### COLLECTED MATERIAL ###

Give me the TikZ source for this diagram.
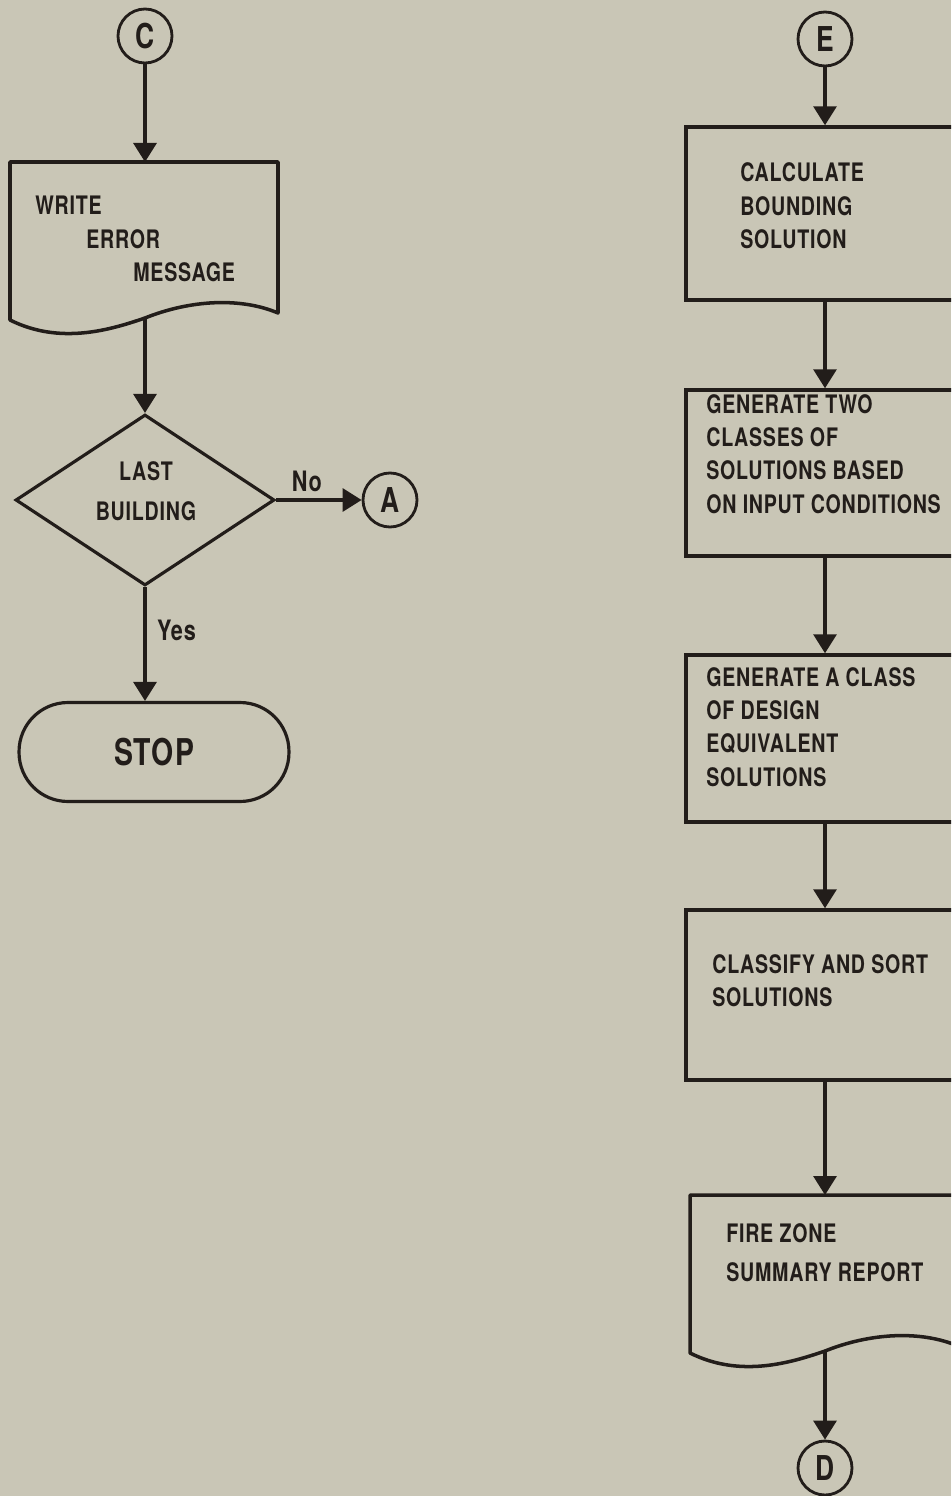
\documentclass[tikz,border=0pt]{standalone}
\usepackage{fontspec}
\newfontfamily\flowfont{TeX Gyre Heros}[FakeStretch=0.77, LetterSpace=3]
\usetikzlibrary{arrows.meta,shapes.geometric}
\definecolor{paper}{RGB}{201,198,182}
\definecolor{ink}{RGB}{34,29,26}

\begin{document}
\begin{tikzpicture}[
    x=0.02cm, y=-0.02cm,
    every node/.style={text=ink, font=\flowfont\bfseries\fontsize{14.5}{19}\selectfont},
    flow/.style={draw=ink, line width=1.8pt, -{Triangle[length=0.38cm, width=0.46cm]}},
    connector/.style={circle, draw=ink, line width=1.6pt, minimum size=1.08cm, inner sep=0pt, font=\flowfont\bfseries\fontsize{19.5}{19.5}\selectfont},
    process/.style={rectangle, draw=ink, line width=2pt, minimum width=5.56cm},
    boxtext/.style={inner sep=0pt, anchor=west, align=left},
    branch/.style={inner sep=0pt, font=\flowfont\bfseries\fontsize{16}{16}\selectfont},
    decision/.style={diamond, draw=ink, line width=1.8pt, minimum width=5.18cm, minimum height=3.42cm, inner sep=0pt},
    terminal/.style={rectangle, rounded corners=0.98cm, draw=ink, line width=1.8pt, minimum width=5.4cm, minimum height=1.98cm, font=\flowfont\bfseries\fontsize{21}{21}\selectfont},
    document/.style={draw=ink, line width=2pt, line join=round}
]

    \path[fill=paper, use as bounding box] (0,0) rectangle (951,1496);
    \clip (0,0) rectangle (951,1496);

    \node[connector] (C) at (145,36) {C};
    \draw[document] (10,162) -- (278,162) -- (278,313) .. controls (240,297) and (190,300) .. (145,318) .. controls (110,330) and (60,345) .. (10,320) -- cycle;
    \coordinate (W1in) at (145,162);
    \coordinate (W1out) at (145,318);
    \node[boxtext] (W1) at (35,239) {WRITE\\\hspace*{1.02cm}ERROR\\\hspace*{1.96cm}MESSAGE};
    \node[decision] (L1) at (145,500) {};
    \node[align=center, inner sep=0pt] (L1t) at (146,491) {LAST\\[4pt]BUILDING};
    \node[connector] (A) at (390,500) {A};
    \node[terminal] (S1) at (154,752) {STOP};

    \draw[flow] (C) -- (W1in);
    \draw[flow] (W1out) -- (L1);
    \draw[flow] (L1) -- node[branch, pos=0.36, above=4pt] {No} (A);
    \draw[flow] (L1.south) -- node[branch, pos=0.38, right=6pt] {Yes} (L1.south |- S1.north);

    \node[connector] (E) at (825,39) {E};
    \node[process, minimum height=3.46cm] (P1) at (825,213.5) {};
    \node[boxtext] (P1t) at (740,206) {CALCULATE\\BOUNDING\\SOLUTION};
    \node[process, minimum height=3.32cm] (P2) at (825,473) {};
    \node[boxtext] (P2t) at (706,454) {GENERATE TWO\\CLASSES OF\\SOLUTIONS BASED\\ON INPUT CONDITIONS};
    \node[process, minimum height=3.34cm] (P3) at (825,738.5) {};
    \node[boxtext] (P3t) at (706,727) {GENERATE A CLASS\\OF DESIGN\\EQUIVALENT\\SOLUTIONS};
    \node[process, minimum height=3.4cm] (P4) at (825,995) {};
    \node[boxtext] (P4t) at (712,981) {CLASSIFY AND SORT\\SOLUTIONS};
    \draw[document] (690,1195) -- (958,1195) -- (958,1346) .. controls (920,1330) and (870,1333) .. (825,1351) .. controls (790,1363) and (740,1378) .. (690,1353) -- cycle;
    \coordinate (R1in) at (825,1195);
    \coordinate (R1out) at (825,1351);
    \node[boxtext] (R1t) at (726,1253) {FIRE ZONE\\[3pt]SUMMARY REPORT};
    \node[connector] (D) at (825,1468) {D};

    \draw[flow] (E) -- (P1);
    \draw[flow] (P1) -- (P2);
    \draw[flow] (P2) -- (P3);
    \draw[flow] (P3) -- (P4);
    \draw[flow] (P4) -- (R1in);
    \draw[flow] (R1out) -- (D);
\end{tikzpicture}
\end{document}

###

§ **WHAT YOU SHOULD DO**
Would you set down the listing exactly, omitting pictures?

§ **OUTPUT FOR THIS TASK**
Give me the TikZ source for this diagram.
\documentclass[tikz,border=0pt]{standalone}
\usepackage{fontspec}
\newfontfamily\flowfont{TeX Gyre Heros}[FakeStretch=0.77, LetterSpace=3]
\usetikzlibrary{arrows.meta,shapes.geometric}
\definecolor{paper}{RGB}{201,198,182}
\definecolor{ink}{RGB}{34,29,26}

\begin{document}
\begin{tikzpicture}[
    x=0.02cm, y=-0.02cm,
    every node/.style={text=ink, font=\flowfont\bfseries\fontsize{14.5}{19}\selectfont},
    flow/.style={draw=ink, line width=1.8pt, -{Triangle[length=0.38cm, width=0.46cm]}},
    connector/.style={circle, draw=ink, line width=1.6pt, minimum size=1.08cm, inner sep=0pt, font=\flowfont\bfseries\fontsize{19.5}{19.5}\selectfont},
    process/.style={rectangle, draw=ink, line width=2pt, minimum width=5.56cm},
    boxtext/.style={inner sep=0pt, anchor=west, align=left},
    branch/.style={inner sep=0pt, font=\flowfont\bfseries\fontsize{16}{16}\selectfont},
    decision/.style={diamond, draw=ink, line width=1.8pt, minimum width=5.18cm, minimum height=3.42cm, inner sep=0pt},
    terminal/.style={rectangle, rounded corners=0.98cm, draw=ink, line width=1.8pt, minimum width=5.4cm, minimum height=1.98cm, font=\flowfont\bfseries\fontsize{21}{21}\selectfont},
    document/.style={draw=ink, line width=2pt, line join=round}
]

    \path[fill=paper, use as bounding box] (0,0) rectangle (951,1496);
    \clip (0,0) rectangle (951,1496);

    \node[connector] (C) at (145,36) {C};
    \draw[document] (10,162) -- (278,162) -- (278,313) .. controls (240,297) and (190,300) .. (145,318) .. controls (110,330) and (60,345) .. (10,320) -- cycle;
    \coordinate (W1in) at (145,162);
    \coordinate (W1out) at (145,318);
    \node[boxtext] (W1) at (35,239) {WRITE\\\hspace*{1.02cm}ERROR\\\hspace*{1.96cm}MESSAGE};
    \node[decision] (L1) at (145,500) {};
    \node[align=center, inner sep=0pt] (L1t) at (146,491) {LAST\\[4pt]BUILDING};
    \node[connector] (A) at (390,500) {A};
    \node[terminal] (S1) at (154,752) {STOP};

    \draw[flow] (C) -- (W1in);
    \draw[flow] (W1out) -- (L1);
    \draw[flow] (L1) -- node[branch, pos=0.36, above=4pt] {No} (A);
    \draw[flow] (L1.south) -- node[branch, pos=0.38, right=6pt] {Yes} (L1.south |- S1.north);

    \node[connector] (E) at (825,39) {E};
    \node[process, minimum height=3.46cm] (P1) at (825,213.5) {};
    \node[boxtext] (P1t) at (740,206) {CALCULATE\\BOUNDING\\SOLUTION};
    \node[process, minimum height=3.32cm] (P2) at (825,473) {};
    \node[boxtext] (P2t) at (706,454) {GENERATE TWO\\CLASSES OF\\SOLUTIONS BASED\\ON INPUT CONDITIONS};
    \node[process, minimum height=3.34cm] (P3) at (825,738.5) {};
    \node[boxtext] (P3t) at (706,727) {GENERATE A CLASS\\OF DESIGN\\EQUIVALENT\\SOLUTIONS};
    \node[process, minimum height=3.4cm] (P4) at (825,995) {};
    \node[boxtext] (P4t) at (712,981) {CLASSIFY AND SORT\\SOLUTIONS};
    \draw[document] (690,1195) -- (958,1195) -- (958,1346) .. controls (920,1330) and (870,1333) .. (825,1351) .. controls (790,1363) and (740,1378) .. (690,1353) -- cycle;
    \coordinate (R1in) at (825,1195);
    \coordinate (R1out) at (825,1351);
    \node[boxtext] (R1t) at (726,1253) {FIRE ZONE\\[3pt]SUMMARY REPORT};
    \node[connector] (D) at (825,1468) {D};

    \draw[flow] (E) -- (P1);
    \draw[flow] (P1) -- (P2);
    \draw[flow] (P2) -- (P3);
    \draw[flow] (P3) -- (P4);
    \draw[flow] (P4) -- (R1in);
    \draw[flow] (R1out) -- (D);
\end{tikzpicture}
\end{document}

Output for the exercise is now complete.